Bibliografia comentada
Walter Benjamin
Passagens; Sobre o conceito de história
Benjamin é o autor decisivo para pensar a ruína como categoria cognitiva. Sua noção de fragmento histórico — aquilo que sobrevive fora da narrativa do progresso — permite compreender a política brasileira como um acúmulo de restos não integrados. No caso do governo Bolsonaro, Benjamin ajuda a entender por que certos fatos descartados no presente podem adquirir centralidade futura, quando o incêndio das paixões tiver cessado.
Reinhart Koselleck
Futuro Passado: contribuição à semântica dos tempos históricos
Koselleck oferece o instrumental conceitual para compreender a defasagem entre experiência histórica e expectativa política. Sua distinção entre tempo curto (do acontecimento) e tempo longo (da estrutura) é essencial para evitar a excepcionalização do governo Bolsonaro e situá-lo como ruína recente dentro de um campo histórico mais amplo.
Fernand Braudel
Escritos sobre a história
Braudel fornece a chave metodológica para deslocar o foco do evento para a longa duração.

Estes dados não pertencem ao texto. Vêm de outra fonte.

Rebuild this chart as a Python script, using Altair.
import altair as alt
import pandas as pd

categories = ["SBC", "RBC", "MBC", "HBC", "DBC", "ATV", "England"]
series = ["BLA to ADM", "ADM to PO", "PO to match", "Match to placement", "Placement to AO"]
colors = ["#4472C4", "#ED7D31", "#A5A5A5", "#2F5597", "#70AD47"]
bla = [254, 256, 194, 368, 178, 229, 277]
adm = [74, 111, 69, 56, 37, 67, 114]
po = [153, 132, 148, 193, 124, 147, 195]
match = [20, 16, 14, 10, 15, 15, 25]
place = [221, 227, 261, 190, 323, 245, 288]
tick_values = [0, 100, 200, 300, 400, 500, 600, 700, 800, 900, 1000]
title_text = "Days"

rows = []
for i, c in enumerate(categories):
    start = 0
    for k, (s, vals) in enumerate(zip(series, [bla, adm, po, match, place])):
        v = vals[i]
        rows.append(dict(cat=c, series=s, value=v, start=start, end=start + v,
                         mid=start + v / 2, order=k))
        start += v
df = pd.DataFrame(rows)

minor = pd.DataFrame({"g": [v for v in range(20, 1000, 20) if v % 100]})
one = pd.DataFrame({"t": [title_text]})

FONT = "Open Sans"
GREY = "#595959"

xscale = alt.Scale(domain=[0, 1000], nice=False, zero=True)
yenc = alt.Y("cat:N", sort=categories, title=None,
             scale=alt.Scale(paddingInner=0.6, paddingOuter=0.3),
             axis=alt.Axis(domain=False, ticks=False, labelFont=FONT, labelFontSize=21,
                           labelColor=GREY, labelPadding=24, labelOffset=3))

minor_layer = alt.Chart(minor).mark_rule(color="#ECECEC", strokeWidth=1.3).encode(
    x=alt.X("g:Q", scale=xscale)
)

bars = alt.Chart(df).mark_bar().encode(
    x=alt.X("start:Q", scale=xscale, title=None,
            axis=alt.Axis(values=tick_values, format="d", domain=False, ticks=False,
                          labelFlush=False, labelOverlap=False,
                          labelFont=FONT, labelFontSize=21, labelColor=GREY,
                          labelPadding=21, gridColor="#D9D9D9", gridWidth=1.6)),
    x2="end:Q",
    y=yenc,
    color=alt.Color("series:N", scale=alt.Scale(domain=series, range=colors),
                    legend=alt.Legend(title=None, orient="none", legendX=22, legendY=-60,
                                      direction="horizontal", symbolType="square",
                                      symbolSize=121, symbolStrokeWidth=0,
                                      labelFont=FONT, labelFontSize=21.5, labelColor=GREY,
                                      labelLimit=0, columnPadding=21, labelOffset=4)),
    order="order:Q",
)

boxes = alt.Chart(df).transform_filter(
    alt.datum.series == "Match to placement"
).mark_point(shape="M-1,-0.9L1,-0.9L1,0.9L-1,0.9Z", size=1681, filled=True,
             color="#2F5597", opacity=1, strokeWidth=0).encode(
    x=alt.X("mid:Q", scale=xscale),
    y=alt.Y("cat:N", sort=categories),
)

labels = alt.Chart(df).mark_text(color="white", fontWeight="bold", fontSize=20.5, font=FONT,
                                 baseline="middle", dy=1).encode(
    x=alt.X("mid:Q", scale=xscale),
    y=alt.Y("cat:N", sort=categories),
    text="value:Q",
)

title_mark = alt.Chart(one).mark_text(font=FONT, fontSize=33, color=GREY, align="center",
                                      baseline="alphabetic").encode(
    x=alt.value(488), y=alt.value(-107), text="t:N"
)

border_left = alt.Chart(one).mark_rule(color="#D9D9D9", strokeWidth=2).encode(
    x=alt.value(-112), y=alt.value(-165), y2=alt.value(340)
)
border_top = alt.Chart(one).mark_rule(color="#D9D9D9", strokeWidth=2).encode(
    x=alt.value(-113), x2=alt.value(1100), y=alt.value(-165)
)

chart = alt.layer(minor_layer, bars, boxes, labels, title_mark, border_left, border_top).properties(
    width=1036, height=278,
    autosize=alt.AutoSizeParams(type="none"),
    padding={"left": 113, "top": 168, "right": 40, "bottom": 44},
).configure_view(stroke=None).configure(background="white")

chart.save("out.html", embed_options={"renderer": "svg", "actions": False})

Aplicado à política brasileira, seu pensamento permite ver governos sucessivos como variações superficiais sobre estruturas persistentes. Bolsonaro, nessa leitura, aparece menos como ruptura absoluta e mais como manifestação aguda de tendências anteriores.
Hannah Arendt
Entre o passado e o futuro; Crises da República
Arendt é fundamental para compreender sociedades que perderam critérios estáveis de julgamento histórico. Sua reflexão sobre crise, autoridade e tradição ilumina o estado de incêndio permanente do presente brasileiro, no qual o passado recente não consegue se tornar ruína analisável, permanecendo como instrumento de luta política.
Eric Voegelin
Ordem e história; A nova ciência da política
Voegelin contribui para a análise da política como expressão de desordem simbólica. Sua crítica à ideologização da realidade ajuda a compreender por que governos são transformados em alegorias morais — salvadores ou demônios — e por que essa operação acelera a fossilização simbólica do governo Bolsonaro como ruína prematura.
José Murilo de Carvalho
Cidadania no Brasil: o longo caminho
Autor central para situar a política brasileira como processo incompleto de formação cívica. Sua obra permite compreender o acúmulo de ruínas políticas como resultado de uma cidadania frágil, intermitente e frequentemente instrumentalizada, contexto no qual governos disruptivos emergem e são rapidamente mitificados ou demonizados.
Raymundo Faoro
Os donos do poder
Faoro é indispensável para compreender as continuidades profundas da política brasileira. Sua análise do patrimonialismo ajuda a explicar por que diferentes governos, apesar de discursos antagônicos, acabam operando sobre estruturas semelhantes. Bolsonaro, nessa perspectiva, torna-se uma ruína recente sobre um edifício muito mais antigo.
Sérgio Buarque de Holanda
Raízes do Brasil
Embora frequentemente simplificado, Sérgio Buarque é útil para pensar a persistência de formas personalistas e afetivas de organização política. Sua leitura contribui para entender a dificuldade brasileira de institucionalizar o conflito político sem transformá-lo em drama moral absoluto.
Zdzisław Krasnodębski
Democracy, Nationalism and Modernity
Autor polonês relevante para análises comparadas fora do eixo anglo-americano. Sua reflexão sobre modernidade tardia, identidade nacional e crise da democracia liberal oferece paralelos úteis para compreender o Brasil como sociedade periférica que absorve modelos políticos de modo fragmentado, produzindo ruínas conceituais e institucionais.
Leszek Kołakowski
Modernity on Endless Trial
Kołakowski ajuda a compreender a crise permanente da modernidade como condição normal, e não exceção. Sua abordagem é valiosa para evitar leituras apocalípticas do presente brasileiro e para compreender o governo Bolsonaro como episódio em uma sequência contínua de experimentações fracassadas ou inconclusas.